Deepsilicon was founded in 2024 by two technically credentialed but early-career engineers who identified a genuine bottleneck in AI deployment: running large transformer models at the edge was prohibitively expensive and slow on existing hardware.[4]
Abhinav Reddy, the CEO, brought a background in computer science and electrical engineering, with a focus on building simple software interfaces for fast hardware.[5] Alexander Nanda, the CTO, was a physics and computer science dropout from Dartmouth College who described himself as passionate about deploying massive neural networks on edge devices.[6] Nanda's Crunchbase profile indicates his role at Deepsilicon began in May 2024, suggesting the company was formally constituted in the spring of that year.[7]
No public record exists of how Reddy and Nanda met, what prior projects they collaborated on, or whether they had industry experience at semiconductor or AI infrastructure companies before founding Deepsilicon. This is a meaningful gap: hardware-software co-design ventures typically benefit from founders with prior chip design, fab relationships, or enterprise sales experience — none of which is documented in the available record.

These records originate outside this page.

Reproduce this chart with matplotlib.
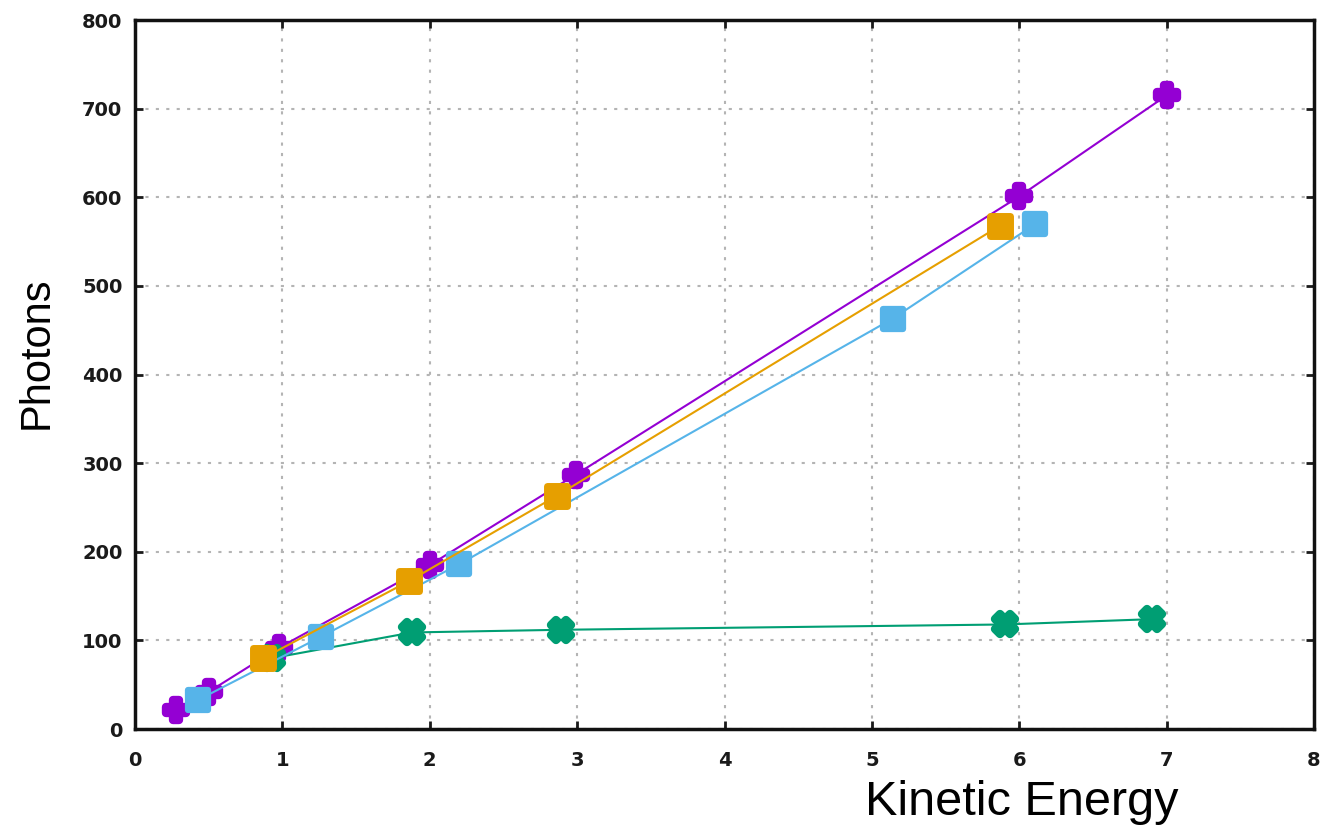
import matplotlib
matplotlib.use("Agg")
import matplotlib.pyplot as plt
from matplotlib.markers import MarkerStyle

# data
purple_x = [0.28, 0.50, 0.98, 2.00, 2.99, 6.00, 7.00]
purple_y = [22, 42, 92, 185, 287, 601, 715]

green_x = [0.93, 1.88, 2.89, 5.90, 6.90]
green_y = [80, 109, 112, 118, 124]

blue_x = [0.43, 1.26, 2.20, 5.14, 6.11]
blue_y = [33, 104, 186, 463, 570]

orange_x = [0.87, 1.86, 2.86, 5.87]
orange_y = [80, 167, 263, 568]

x_ticks = list(range(0, 9))
y_ticks = list(range(0, 801, 100))

fig = plt.figure(figsize=(13.3, 8.33), dpi=100)
ax = fig.add_axes([0.1015, 0.1248, 0.8865, 0.8511])


def rounded(m):
    return MarkerStyle(m, joinstyle="round")


ax.plot(purple_x, purple_y, color="#9400D3", lw=1.5, marker=rounded("P"),
        ms=14, mew=6, zorder=3)
ax.plot(green_x, green_y, color="#009E73", lw=1.5, marker=rounded("X"),
        ms=14, mew=6, zorder=4)
ax.plot(blue_x, blue_y, color="#56B4E9", lw=1.5, marker=rounded("s"),
        ms=14, mew=4.5, zorder=5)
ax.plot(orange_x, orange_y, color="#E69F00", lw=1.5, marker=rounded("s"),
        ms=14, mew=5, zorder=6)
for ln in ax.lines:
    ln.set_solid_joinstyle("round")
    ln.set_markeredgecolor(ln.get_color())

ax.set_xlim(0, 8)
ax.set_ylim(0, 800)
ax.set_xticks(x_ticks)
ax.set_yticks(y_ticks)
ax.grid(True, color="#b4b4b4", lw=1.5, linestyle=(0, (1.5, 3.5)))
ax.set_axisbelow(True)

ax.tick_params(direction="in", length=6, width=2, top=True, right=True,
               labelsize=15, colors="#1a1a1a")
ax.tick_params(axis="x", pad=16)
ax.tick_params(axis="y", pad=9)
for lab in ax.get_xticklabels() + ax.get_yticklabels():
    lab.set_fontweight("bold")
    lab.set_fontsize(14)
for sp in ax.spines.values():
    sp.set_linewidth(2.5)
    sp.set_color("#111111")

fig.text(865 / 1330, 0.0216, "Kinetic Energy", fontsize=35,
         family="Liberation Sans", ha="left", va="baseline")
fig.text(37 / 1330, 0.577, "Photons", fontsize=30, rotation=90,
         family="Liberation Sans", ha="center", va="center")

fig.savefig("out.png", dpi=100)
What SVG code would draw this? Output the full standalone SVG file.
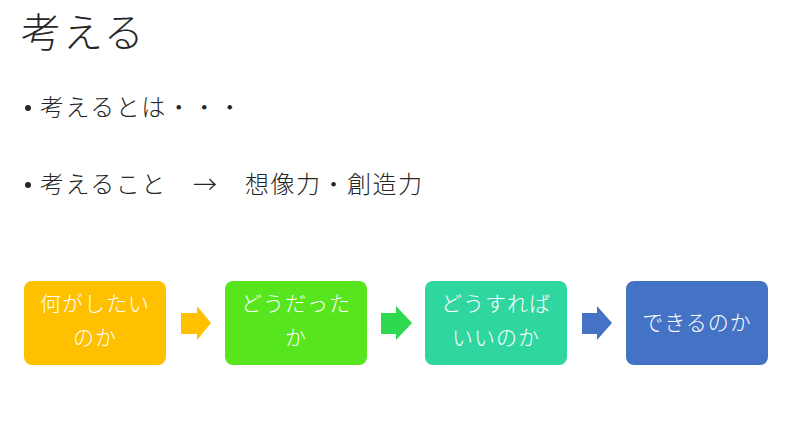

The founding insight was straightforward and technically grounded: transformer models store weights as 16-bit floating-point numbers, but research had shown that weights could be quantized to just three values (-1, 0, +1) — a ternary representation — with acceptable accuracy loss on many tasks. If weights occupy only 2 bits instead of 16, the same GPU can hold roughly 8x more model parameters in memory, and purpose-built hardware can process those weights far more efficiently than general-purpose silicon.[8]
The initial vision was explicitly full-stack: a pip-installable software layer that worked on existing Nvidia hardware immediately, paired with a longer-term custom ASIC chiplet architecture that would unlock further power and cost reductions for edge deployment in autonomous vehicles, robotics, and industrial IoT.[9] The go-to-market was developer-first: remove all friction from the software entry point, build a user base, and use that traction to justify the hardware investment.
No major pivot is documented. The company appears to have pursued its original thesis from founding through its last public activity in September 2024, without a recorded change in direction.